WRITTEN EXERCISE: Beginning with the first line, set down every line through the one containing "ms=11, zorder=4, label=name_wnioski)", exactly as it appears, but not the pictures.

DATA SHOWN:
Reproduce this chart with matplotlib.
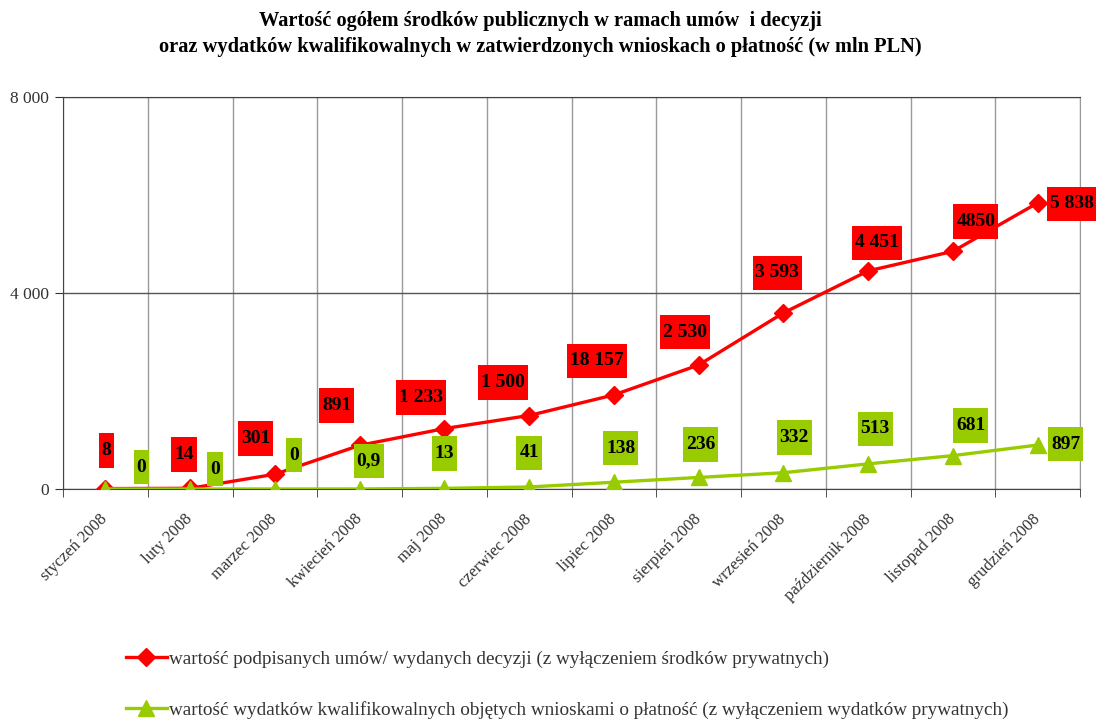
import numpy as np
import matplotlib
matplotlib.use("Agg")
import matplotlib.pyplot as plt
from matplotlib.path import Path

plt.rcParams['font.family'] = ['Liberation Serif', 'DejaVu Serif']

months = ['styczeń 2008', 'luty 2008', 'marzec 2008', 'kwiecień 2008', 'maj 2008',
          'czerwiec 2008', 'lipiec 2008', 'sierpień 2008', 'wrzesień 2008',
          'październik 2008', 'listopad 2008', 'grudzień 2008']
umowy = [8, 14, 301, 891, 1233, 1500, 1920, 2530, 3593, 4451, 4850, 5838]
umowy_labels = ['8', '14', '301', '891', '1 233', '1 500', '18 157', '2 530',
                '3 593', '4 451', '4850', '5 838']
wnioski = [0, 0, 0, 0.9, 13, 41, 138, 236, 332, 513, 681, 897]
wnioski_labels = ['0', '0', '0', '0,9', '13', '41', '138', '236', '332', '513', '681', '897']

name_umowy = 'wartość podpisanych umów/ wydanych decyzji (z wyłączeniem środków prywatnych)'
name_wnioski = 'wartość wydatków kwalifikowalnych objętych wnioskami o płatność (z wyłączeniem wydatków prywatnych)'

RED = '#FF0000'
GREEN = '#99CC00'

# label offsets in pixels (dx, dy up)
off_red = [(1, 38), (-6, 34), (-19, 36), (-23, 40), (-23, 31), (-26, 33), (-17, 34),
           (-14, 33), (-6, 40), (9, 28), (23, 30), (34, -1)]
off_green = [(36, 22), (25, 20), (19, 34), (9, 28), (0, 35), (0, 34), (7, 34),
             (2, 33), (11, 35), (7, 35), (18, 30), (28, 1)]


def tallbox(x0, y0, width, height, mutation_size):
    hp = 0.15 * mutation_size
    vp = 0.45 * mutation_size
    x0, y0 = x0 - hp, y0 - vp
    x1, y1 = x0 + width + 2 * hp, y0 + height + 2 * vp
    return Path([(x0, y0), (x1, y0), (x1, y1), (x0, y1), (x0, y0)], closed=True)


fig = plt.figure(figsize=(10.96, 7.23), dpi=100)
ax = fig.add_axes([63 / 1096, 1 - 489 / 723, (1080 - 63) / 1096, (489 - 97) / 723])

x = np.arange(len(months))
ax.plot(x, umowy, color=RED, lw=2.4, marker='D', ms=9, zorder=3, label=name_umowy)
ax.plot(x, wnioski, color=GREEN, lw=2.4, marker='^', ms=11, zorder=4, label=name_wnioski)

for xi, yi, t, o in zip(x, umowy, umowy_labels, off_red):
    ax.annotate(t, (xi, yi), xytext=o, textcoords='offset pixels', ha='center', va='center',
                fontsize=14, fontweight='bold', color='black', annotation_clip=False,
                bbox=dict(boxstyle=tallbox, fc=RED, ec='none'), zorder=6)
for xi, yi, t, o in zip(x, wnioski, wnioski_labels, off_green):
    ax.annotate(t, (xi, yi), xytext=o, textcoords='offset pixels', ha='center', va='center',
                fontsize=14, fontweight='bold', color='black', annotation_clip=False,
                bbox=dict(boxstyle=tallbox, fc=GREEN, ec='none'), zorder=6)

ax.set_xlim(-0.5, len(months) - 0.5)
ax.set_ylim(0, 8000)
ax.set_yticks([0, 4000, 8000])
ax.set_yticklabels(['0', '4 000', '8 000'], fontsize=12.5, color='#333333')
ax.set_xticks(x)
ax.set_xticklabels(months, rotation=45, ha='right', va='center', rotation_mode='anchor',
                   fontsize=12, color='#333333')
ax.set_xticks(np.arange(len(months) + 1) - 0.5, minor=True)
ax.tick_params(axis='x', which='major', length=0, pad=20)
ax.tick_params(axis='x', which='minor', length=6, color='#333333', direction='out')
ax.tick_params(axis='y', length=6, color='#333333', direction='out', pad=4)
ax.grid(axis='x', which='minor', color='#999999', lw=1)
ax.grid(axis='y', which='major', color='#555555', lw=1)
ax.set_axisbelow(True)
for s in ax.spines.values():
    s.set_color('#444444')
ax.spines['right'].set_color('#999999')

fig.text(540 / 1096, 1 - 34 / 723,
         'Wartość ogółem środków publicznych w ramach umów  i decyzji\n'
         'oraz wydatków kwalifikowalnych w zatwierdzonych wnioskach o płatność (w mln PLN)',
         ha='center', va='center', fontsize=14.7, fontweight='bold', linespacing=1.45)

fig.legend(loc='upper left', bbox_to_anchor=(109 / 1096, 1 - 633 / 723), frameon=False,
           fontsize=13.8, labelspacing=1.75, handlelength=2.1, handletextpad=0.15,
           borderpad=0.4, labelcolor='#333333')

fig.savefig('out.png', dpi=100)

ANSWER:
Reproduce this chart with matplotlib.
import numpy as np
import matplotlib
matplotlib.use("Agg")
import matplotlib.pyplot as plt
from matplotlib.path import Path

plt.rcParams['font.family'] = ['Liberation Serif', 'DejaVu Serif']

months = ['styczeń 2008', 'luty 2008', 'marzec 2008', 'kwiecień 2008', 'maj 2008',
          'czerwiec 2008', 'lipiec 2008', 'sierpień 2008', 'wrzesień 2008',
          'październik 2008', 'listopad 2008', 'grudzień 2008']
umowy = [8, 14, 301, 891, 1233, 1500, 1920, 2530, 3593, 4451, 4850, 5838]
umowy_labels = ['8', '14', '301', '891', '1 233', '1 500', '18 157', '2 530',
                '3 593', '4 451', '4850', '5 838']
wnioski = [0, 0, 0, 0.9, 13, 41, 138, 236, 332, 513, 681, 897]
wnioski_labels = ['0', '0', '0', '0,9', '13', '41', '138', '236', '332', '513', '681', '897']

name_umowy = 'wartość podpisanych umów/ wydanych decyzji (z wyłączeniem środków prywatnych)'
name_wnioski = 'wartość wydatków kwalifikowalnych objętych wnioskami o płatność (z wyłączeniem wydatków prywatnych)'

RED = '#FF0000'
GREEN = '#99CC00'

# label offsets in pixels (dx, dy up)
off_red = [(1, 38), (-6, 34), (-19, 36), (-23, 40), (-23, 31), (-26, 33), (-17, 34),
           (-14, 33), (-6, 40), (9, 28), (23, 30), (34, -1)]
off_green = [(36, 22), (25, 20), (19, 34), (9, 28), (0, 35), (0, 34), (7, 34),
             (2, 33), (11, 35), (7, 35), (18, 30), (28, 1)]


def tallbox(x0, y0, width, height, mutation_size):
    hp = 0.15 * mutation_size
    vp = 0.45 * mutation_size
    x0, y0 = x0 - hp, y0 - vp
    x1, y1 = x0 + width + 2 * hp, y0 + height + 2 * vp
    return Path([(x0, y0), (x1, y0), (x1, y1), (x0, y1), (x0, y0)], closed=True)


fig = plt.figure(figsize=(10.96, 7.23), dpi=100)
ax = fig.add_axes([63 / 1096, 1 - 489 / 723, (1080 - 63) / 1096, (489 - 97) / 723])

x = np.arange(len(months))
ax.plot(x, umowy, color=RED, lw=2.4, marker='D', ms=9, zorder=3, label=name_umowy)
ax.plot(x, wnioski, color=GREEN, lw=2.4, marker='^', ms=11, zorder=4, label=name_wnioski)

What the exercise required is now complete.